━━━ COLLECTED MATERIAL
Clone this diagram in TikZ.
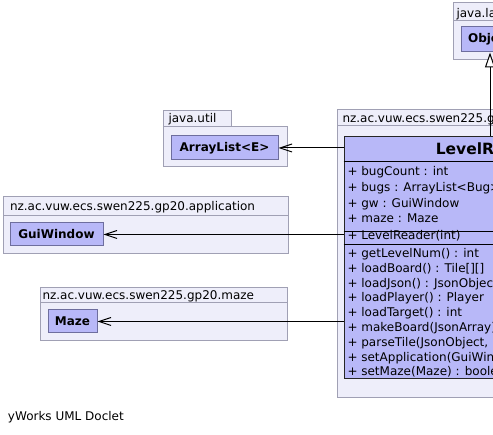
\documentclass[tikz,border=0pt]{standalone}
\usepackage{fontspec}
\setmainfont{DejaVu Sans}
\usetikzlibrary{arrows.meta,positioning}
\definecolor{pkgfill}{HTML}{EEEEFA}
\definecolor{pkgline}{HTML}{A0A0B4}
\definecolor{clsfill}{HTML}{B8B8F8}
\definecolor{clsline}{HTML}{6E6E9E}

\begin{document}
\begin{tikzpicture}[x=1pt,y=-1pt,line width=1pt,font=\fontsize{12}{14}\selectfont,
  pkg/.style={draw=pkgline,fill=pkgfill},
  cls/.style={draw=clsline,fill=clsfill,inner sep=0pt,font=\fontsize{12}{14}\selectfont\bfseries},
  pkgname/.style={anchor=base west,inner sep=0pt},
  member/.style={anchor=base west,inner sep=0pt},
  dep/.style={-{Straight Barb[length=12pt,width=8pt]}},
  gen/.style={-{Triangle[open,length=15pt,width=10pt,fill=white]}}]
  \useasboundingbox (0,0) rectangle (493,435);
  \clip (0,0) rectangle (493,435);

  % packages
  \draw[pkg] (453,3) rectangle (521,21);
  \draw[pkg] (453,21) rectangle (527,60);
  \node[pkgname] (langname) at (456,17.3) {java.lang};
  \draw[pkg] (163,111) rectangle (231,127);
  \draw[pkg] (163,127) rectangle (287,167);
  \node[pkgname] (utilname) at (168,122.5) {java.util};
  \draw[pkg] (3,197) rectangle (288,216);
  \draw[pkg] (3,216) rectangle (288,254);
  \node[pkgname] (appname) at (9.5,210.3) {nz.ac.vuw.ecs.swen225.gp20.application};
  \draw[pkg] (40,288) rectangle (287,303);
  \draw[pkg] (40,303) rectangle (287,341);
  \node[pkgname] (mazename) at (42,299.3) {nz.ac.vuw.ecs.swen225.gp20.maze};
  \draw[pkg] (337,110) rectangle (643,126);
  \draw[pkg] (337,126) rectangle (643,398);
  \node[pkgname] (persname) at (342,122.3) {nz.ac.vuw.ecs.swen225.gp20.persistence};

  % classes
  \node[cls,minimum width=58,minimum height=25] (object) at (490,39.5) {Object};
  \node[cls,minimum width=107,minimum height=24] (arraylist) at (224.5,148) {ArrayList<E>};
  \node[cls,minimum width=93,minimum height=23] (guiwindow) at (56.5,234.5) {GuiWindow};
  \node[cls,minimum width=49,minimum height=23] (maze) at (72.5,321.5) {Maze};
  \node[cls,draw=black!85,minimum width=292,minimum height=242] (levelreader) at (490,258) {};
  \node[font=\fontsize{15.5}{18}\selectfont\bfseries,inner sep=0pt] (lrtitle) at (490,149) {LevelReader};
  \draw[black] (levelreader.west |- 0,162) -- (levelreader.east |- 0,162);
  \draw[black] (levelreader.west |- 0,231.5) -- (levelreader.east |- 0,231.5);
  \draw[black] (levelreader.west |- 0,245) -- (levelreader.east |- 0,245);

  % members
  \node[member] (bugcount) at (347,175.7) {+ bugCount : int};
  \node[member] (bugs) at (347,191.5) {+ bugs : ArrayList<Bug>};
  \node[member] (gw) at (347,207.3) {+ gw : GuiWindow};
  \node[member] (mazefield) at (347,223) {+ maze : Maze};
  \node[member] (ctor) at (347,240) {+ LevelReader(int)};
  \node[member] (getlevelnum) at (347,257.5) {+ getLevelNum() : int};
  \node[member] (loadboard) at (347,272.3) {+ loadBoard() : Tile[][]};
  \node[member] (loadjson) at (347,287.1) {+ loadJson() : JsonObject};
  \node[member] (loadplayer) at (347,301.9) {+ loadPlayer() : Player};
  \node[member] (loadtarget) at (347,316.7) {+ loadTarget() : int};
  \node[member] (makeboard) at (347,331.5) {+ makeBoard(JsonArray) : Tile[][]};
  \node[member] (parsetile) at (347,346.3) {+ parseTile(JsonObject, int, int) : Tile};
  \node[member] (setapp) at (347,361.1) {+ setApplication(GuiWindow) : boolean};
  \node[member] (setmaze) at (347,375.9) {+ setMaze(Maze) : boolean};

  % relations
  \draw[gen] (levelreader.north) -- (object.south);
  \draw[dep] (levelreader.west |- arraylist.east) -- (arraylist.east);
  \draw[dep] (levelreader.west |- guiwindow.east) -- (guiwindow.east);
  \draw[dep] (levelreader.west |- maze.east) -- (maze.east);

  \node[pkgname] (doclet) at (7.5,420.7) {yWorks UML Doclet};
\end{tikzpicture}
\end{document}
━━━━━━
Go through the material above and print all of it exactly, except the pictures.

*TASK ANSWER*.
Clone this diagram in TikZ.
\documentclass[tikz,border=0pt]{standalone}
\usepackage{fontspec}
\setmainfont{DejaVu Sans}
\usetikzlibrary{arrows.meta,positioning}
\definecolor{pkgfill}{HTML}{EEEEFA}
\definecolor{pkgline}{HTML}{A0A0B4}
\definecolor{clsfill}{HTML}{B8B8F8}
\definecolor{clsline}{HTML}{6E6E9E}

\begin{document}
\begin{tikzpicture}[x=1pt,y=-1pt,line width=1pt,font=\fontsize{12}{14}\selectfont,
  pkg/.style={draw=pkgline,fill=pkgfill},
  cls/.style={draw=clsline,fill=clsfill,inner sep=0pt,font=\fontsize{12}{14}\selectfont\bfseries},
  pkgname/.style={anchor=base west,inner sep=0pt},
  member/.style={anchor=base west,inner sep=0pt},
  dep/.style={-{Straight Barb[length=12pt,width=8pt]}},
  gen/.style={-{Triangle[open,length=15pt,width=10pt,fill=white]}}]
  \useasboundingbox (0,0) rectangle (493,435);
  \clip (0,0) rectangle (493,435);

  % packages
  \draw[pkg] (453,3) rectangle (521,21);
  \draw[pkg] (453,21) rectangle (527,60);
  \node[pkgname] (langname) at (456,17.3) {java.lang};
  \draw[pkg] (163,111) rectangle (231,127);
  \draw[pkg] (163,127) rectangle (287,167);
  \node[pkgname] (utilname) at (168,122.5) {java.util};
  \draw[pkg] (3,197) rectangle (288,216);
  \draw[pkg] (3,216) rectangle (288,254);
  \node[pkgname] (appname) at (9.5,210.3) {nz.ac.vuw.ecs.swen225.gp20.application};
  \draw[pkg] (40,288) rectangle (287,303);
  \draw[pkg] (40,303) rectangle (287,341);
  \node[pkgname] (mazename) at (42,299.3) {nz.ac.vuw.ecs.swen225.gp20.maze};
  \draw[pkg] (337,110) rectangle (643,126);
  \draw[pkg] (337,126) rectangle (643,398);
  \node[pkgname] (persname) at (342,122.3) {nz.ac.vuw.ecs.swen225.gp20.persistence};

  % classes
  \node[cls,minimum width=58,minimum height=25] (object) at (490,39.5) {Object};
  \node[cls,minimum width=107,minimum height=24] (arraylist) at (224.5,148) {ArrayList<E>};
  \node[cls,minimum width=93,minimum height=23] (guiwindow) at (56.5,234.5) {GuiWindow};
  \node[cls,minimum width=49,minimum height=23] (maze) at (72.5,321.5) {Maze};
  \node[cls,draw=black!85,minimum width=292,minimum height=242] (levelreader) at (490,258) {};
  \node[font=\fontsize{15.5}{18}\selectfont\bfseries,inner sep=0pt] (lrtitle) at (490,149) {LevelReader};
  \draw[black] (levelreader.west |- 0,162) -- (levelreader.east |- 0,162);
  \draw[black] (levelreader.west |- 0,231.5) -- (levelreader.east |- 0,231.5);
  \draw[black] (levelreader.west |- 0,245) -- (levelreader.east |- 0,245);

  % members
  \node[member] (bugcount) at (347,175.7) {+ bugCount : int};
  \node[member] (bugs) at (347,191.5) {+ bugs : ArrayList<Bug>};
  \node[member] (gw) at (347,207.3) {+ gw : GuiWindow};
  \node[member] (mazefield) at (347,223) {+ maze : Maze};
  \node[member] (ctor) at (347,240) {+ LevelReader(int)};
  \node[member] (getlevelnum) at (347,257.5) {+ getLevelNum() : int};
  \node[member] (loadboard) at (347,272.3) {+ loadBoard() : Tile[][]};
  \node[member] (loadjson) at (347,287.1) {+ loadJson() : JsonObject};
  \node[member] (loadplayer) at (347,301.9) {+ loadPlayer() : Player};
  \node[member] (loadtarget) at (347,316.7) {+ loadTarget() : int};
  \node[member] (makeboard) at (347,331.5) {+ makeBoard(JsonArray) : Tile[][]};
  \node[member] (parsetile) at (347,346.3) {+ parseTile(JsonObject, int, int) : Tile};
  \node[member] (setapp) at (347,361.1) {+ setApplication(GuiWindow) : boolean};
  \node[member] (setmaze) at (347,375.9) {+ setMaze(Maze) : boolean};

  % relations
  \draw[gen] (levelreader.north) -- (object.south);
  \draw[dep] (levelreader.west |- arraylist.east) -- (arraylist.east);
  \draw[dep] (levelreader.west |- guiwindow.east) -- (guiwindow.east);
  \draw[dep] (levelreader.west |- maze.east) -- (maze.east);

  \node[pkgname] (doclet) at (7.5,420.7) {yWorks UML Doclet};
\end{tikzpicture}
\end{document}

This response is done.